DUST DEVIL: THE FINAL CUT of 1993 is the only version which shows any coherency. An extensive cut was screened for only a week in Britain due to the financial problems of Palace Pictures, and a similar release was put out by American distributor Miramax, who had pressured Stanley to make it "more like THE SILENCE OF THE LAMBS." Initial audiences were bemused, particularly by a final act where most of the editing had occurred. Yet whatever version, the 'Dust Devil' is too abstract to form any new, lasting horror mythos ("there is no good or evil, only spirit and matter.

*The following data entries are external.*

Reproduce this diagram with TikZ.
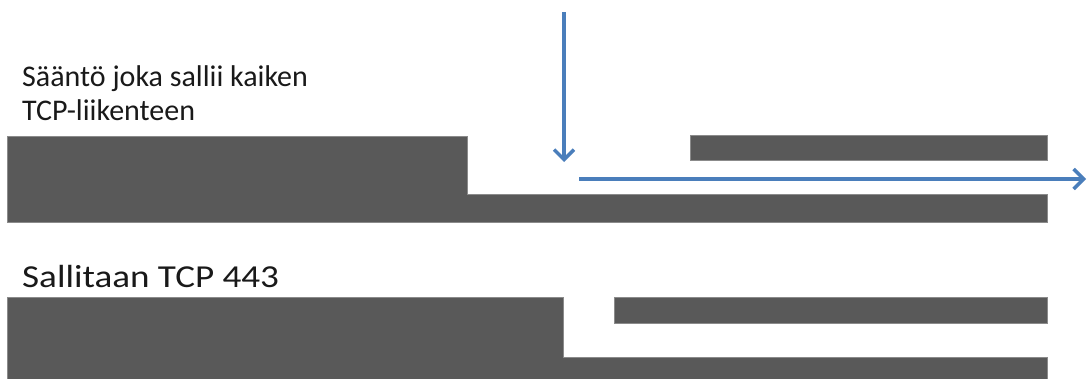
\documentclass[tikz,border=0pt]{standalone}
\usepackage{fontspec}
\setmainfont{Carlito}
\usetikzlibrary{arrows.meta}
\definecolor{wallgray}{HTML}{595959}
\definecolor{flowblue}{HTML}{4A7EBB}
\tikzset{
  wall/.style={fill=wallgray, draw=wallgray!70, line width=0.6pt},
  flow/.style={draw=flowblue, line width=3.5pt, -{Straight Barb[length=10pt,width=20pt,line width=3.5pt]}},
  caption/.style={anchor=base west, inner sep=0pt, text=black!90}
}
\newcommand{\wide}[2]{\scalebox{#1}[1]{#2}}
\begin{document}
\begin{tikzpicture}[x=1pt,y=-1pt]
\useasboundingbox (0,0) rectangle (1088,378);
\fill[white] (0,0) rectangle (1088,378);

% rule allowing all TCP traffic
\node[caption, font=\fontsize{30}{36}\selectfont] (t1) at (22,86) {Sääntö joka sallii kaiken};
\node[caption, font=\fontsize{30}{36}\selectfont] (t2) at (22,120) {TCP-liikenteen};
\draw[wall] (7,136) -- (467,136) -- (467,194) -- (1047,194) -- (1047,222) -- (7,222) -- cycle;
\draw[wall] (690,135) rectangle (1047,160);

% traffic enters the gap and passes through
\coordinate (inTop) at (564,12);
\coordinate (inEnd) at (564,162);
\coordinate (outStart) at (579,179);
\coordinate (outEnd) at (1086,179);
\draw[flow] (inTop) -- (inEnd);
\draw[flow] (outStart) -- (outEnd);

% rule allowing TCP 443
\node[caption, font=\fontsize{32}{38}\selectfont] (t3) at (22,287) {\wide{1.16}{Sallitaan TCP 443}};
\draw[wall] (7,297) -- (563,297) -- (563,357) -- (1047,357) -- (1047,379) -- (7,379) -- cycle;
\draw[wall] (614,297) rectangle (1047,323);
\end{tikzpicture}
\end{document}
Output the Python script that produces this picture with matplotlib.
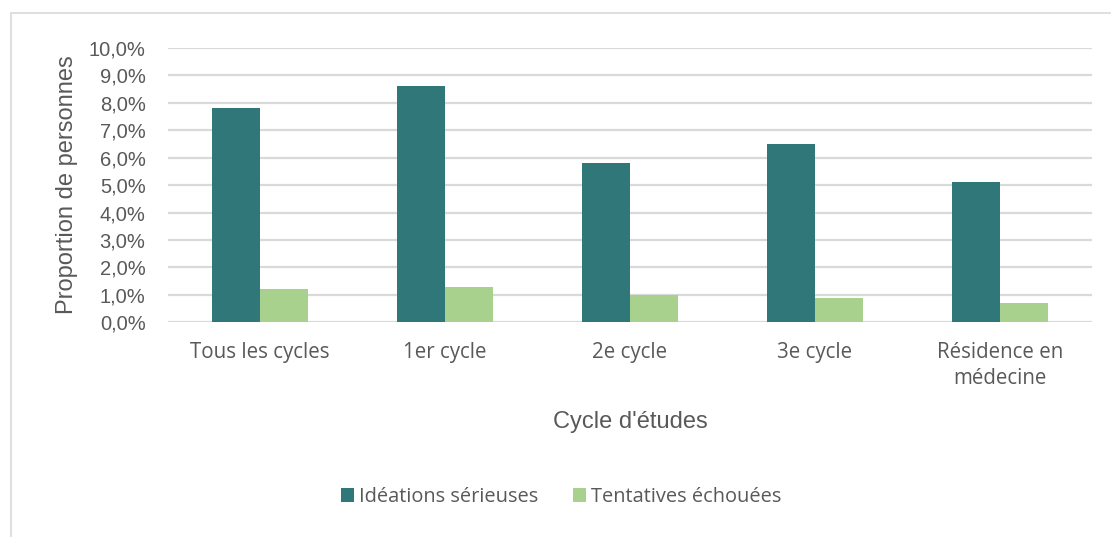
import numpy as np
import matplotlib
matplotlib.use("Agg")
from matplotlib import pyplot as plt
from matplotlib.patches import Rectangle

# Data
categories = ["Tous les cycles", "1er cycle", "2e cycle", "3e cycle", "Résidence en\nmédecine"]
ideations = [7.8, 8.6, 5.8, 6.5, 5.1]
tentatives = [1.2, 1.3, 1.0, 0.9, 0.7]
yticks = np.arange(0, 11, 1)

dark = "#30777A"
light = "#A9D18E"
txt = "#595959"
grid = "#D9D9D9"

fig = plt.figure(figsize=(11.11, 5.37), dpi=100)
ax = fig.add_axes([0.151, 0.400, 0.832, 0.5106])

x = np.arange(len(categories))
w = 0.26
ax.bar(x - w/2, ideations, w, color=dark, label="Idéations sérieuses", zorder=3)
ax.bar(x + w/2, tentatives, w, color=light, label="Tentatives échouées", zorder=3)

ax.set_xlim(-0.5, len(categories) - 0.5)
ax.set_ylim(0, 10)
ax.set_yticks(yticks)
ax.set_yticklabels([f"{v:.1f}%".replace(".", ",") for v in yticks],
                   fontfamily="Liberation Sans", fontsize=14.5, color=txt)
ax.set_xticks(x)
ax.set_xticklabels(categories, fontfamily="Open Sans", fontsize=14.8, color=txt,
                   linespacing=1.35)
ax.tick_params(axis="both", length=0)
ax.tick_params(axis="y", pad=16)
ax.tick_params(axis="x", pad=14)
ax.yaxis.grid(True, color=grid, linewidth=1.6, zorder=0)
for s in ax.spines.values():
    s.set_visible(False)

ax.set_ylabel("Proportion de personnes", fontfamily="Liberation Sans", fontsize=17,
              color=txt, labelpad=8)
ax.set_xlabel("Cycle d'études", fontfamily="Liberation Sans", fontsize=17,
              color=txt, labelpad=16)

leg = fig.legend(loc="center", bbox_to_anchor=(0.505, 1 - 497/537), ncol=2, frameon=False,
                 prop={"family": "Open Sans", "size": 14.4}, handlelength=0.65,
                 handleheight=0.65, handletextpad=0.25, columnspacing=1.75)
for t in leg.get_texts():
    t.set_color(txt)

# chart frame
fig.patches.append(Rectangle((11/1111, -0.1), 1.2, 1 - 13/537 + 0.1, transform=fig.transFigure,
                             fill=False, edgecolor="#D9D9D9", linewidth=1.2))

fig.savefig("out.png", dpi=100, facecolor="white")
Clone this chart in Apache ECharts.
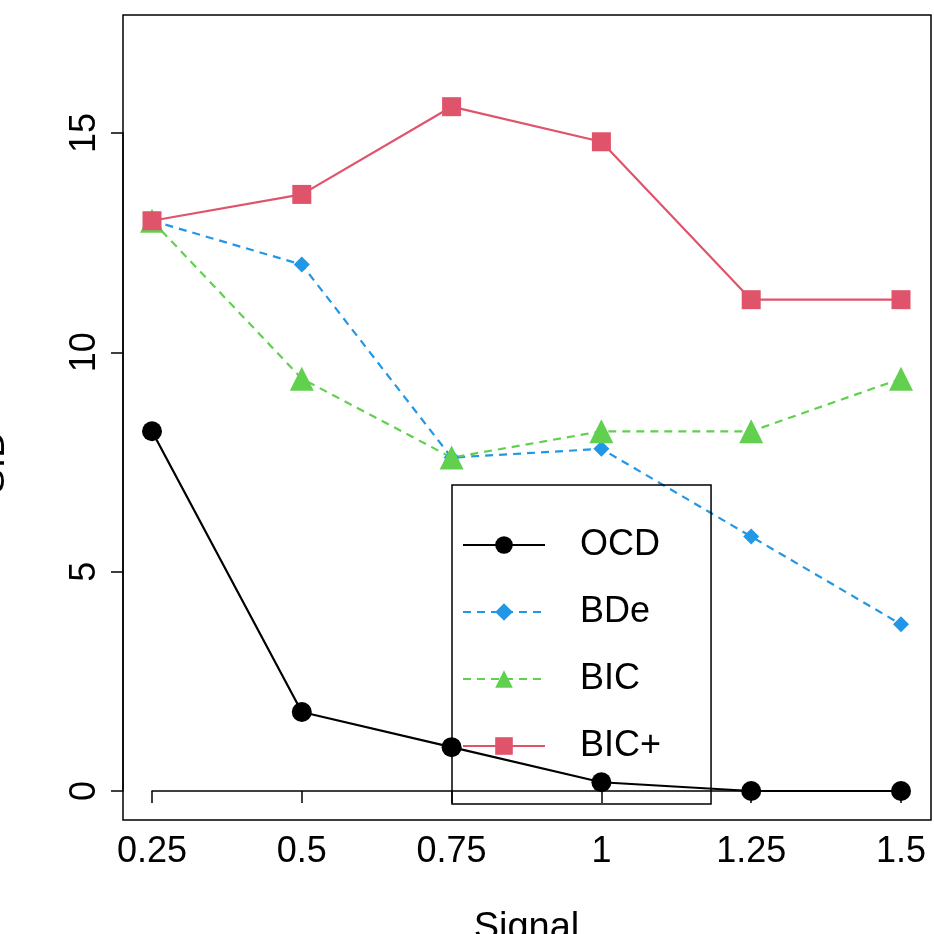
<!DOCTYPE html><html><head><meta charset="utf-8">
<script src="https://cdn.jsdelivr.net/npm/echarts@6/dist/echarts.min.js"></script>
<style>html,body{margin:0;background:#fff}#c{width:934px;height:934px}</style></head><body><div id="c"></div>
<script>
const signal=[0.25,0.5,0.75,1,1.25,1.5];
const ocd=[8.2,1.8,1.0,0.2,0,0];
const bde=[13,12,7.6,7.8,5.8,3.8];
const bic=[13,9.4,7.6,8.2,8.2,9.4];
const bicPlus=[13,13.6,15.6,14.8,11.2,11.2];
const F='Liberation Sans, Arial, sans-serif';
const mk=v=>v.map((y,i)=>[signal[i],y]);
const ch=echarts.init(document.getElementById('c'));
function s(name,data,color,sym,size,dash){return {name,type:'line',data:mk(data),clip:false,symbol:sym,symbolSize:size,
 lineStyle:{color,width:2.2,type:dash?[8,6]:'solid'},itemStyle:{color},emphasis:{disabled:true}};}
ch.setOption({animation:false,
 grid:{left:152,right:33,top:133,bottom:143,containLabel:false,outerBoundsMode:'none'},
 graphic:[{type:'rect',shape:{x:123,y:15,width:808,height:805},style:{fill:'none',stroke:'#000',lineWidth:1.5},z:100}],
 xAxis:{type:'value',min:0.25,max:1.5,interval:0.25,offset:29,name:'Signal',nameLocation:'middle',nameGap:90,
  nameTextStyle:{fontFamily:F,fontSize:38,color:'#000'},
  axisLine:{show:true,lineStyle:{color:'#000',width:1.5}},axisTick:{length:12,lineStyle:{color:'#000',width:1.5}},
  axisLabel:{fontFamily:F,fontSize:36,color:'#000',margin:14,formatter:v=>String(v)},splitLine:{show:false}},
 yAxis:{type:'value',min:0,max:15,interval:5,offset:29,name:'SID',nameLocation:'middle',nameGap:110,
  nameTextStyle:{fontFamily:F,fontSize:38,color:'#000'},
  axisLine:{show:true,lineStyle:{color:'#000',width:1.5}},axisTick:{length:12,lineStyle:{color:'#000',width:1.5}},
  axisLabel:{fontFamily:F,fontSize:36,color:'#000',rotate:90,margin:20},splitLine:{show:false}},
 legend:{left:452,top:485,width:253,orient:'vertical',itemWidth:82,itemHeight:22,itemGap:31,
  padding:[42,50,40,10],borderColor:'#000',borderWidth:1.5,
  textStyle:{fontFamily:F,fontSize:36,color:'#000',padding:[0,0,0,30],lineHeight:22},
  data:['OCD','BDe','BIC','BIC+']},
 series:[s('OCD',ocd,'#000','circle',20,false),s('BDe',bde,'#2297E6','diamond',16,true),
  s('BIC',bic,'#61D04F','triangle',24,true),s('BIC+',bicPlus,'#DF536B','rect',19,false)]
});
</script></body></html>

Only movement toward the light - and away from it").

A metaphysical stylist, Richard Stanley is never too far away from supernatural ancient rites.

Stanley himself is a fascinating individual. Raised by a mother who he claims was a witch, the writer and director is fittingly descended from famous journalist and explorer of Africa Sir Henry Morton Stanley. After moving to London in 1987, Stanley directed music videos for the likes of Fields of the Nephilim and Public Image Limited, and it was while he was documenting the Soviet-Afghan War that HARDWARE was given the go-ahead. Making a slew of interesting documentaries and short films - including The Secret Glory of SS officer Otto Rahn's search for The Holy Grail - his most infamous claim to fame was being sacked from his own version of H. G. Wells' The Island of Doctor Moreau. Replaced by John Frankenheimer, the true story of this catastrophic New Line production is expertly detailed in David Gregory's amazing LOST SOUL: THE DOOMED JOURNEY OF RICHARD STANLEY'S ISLAND OF DR MOREAU.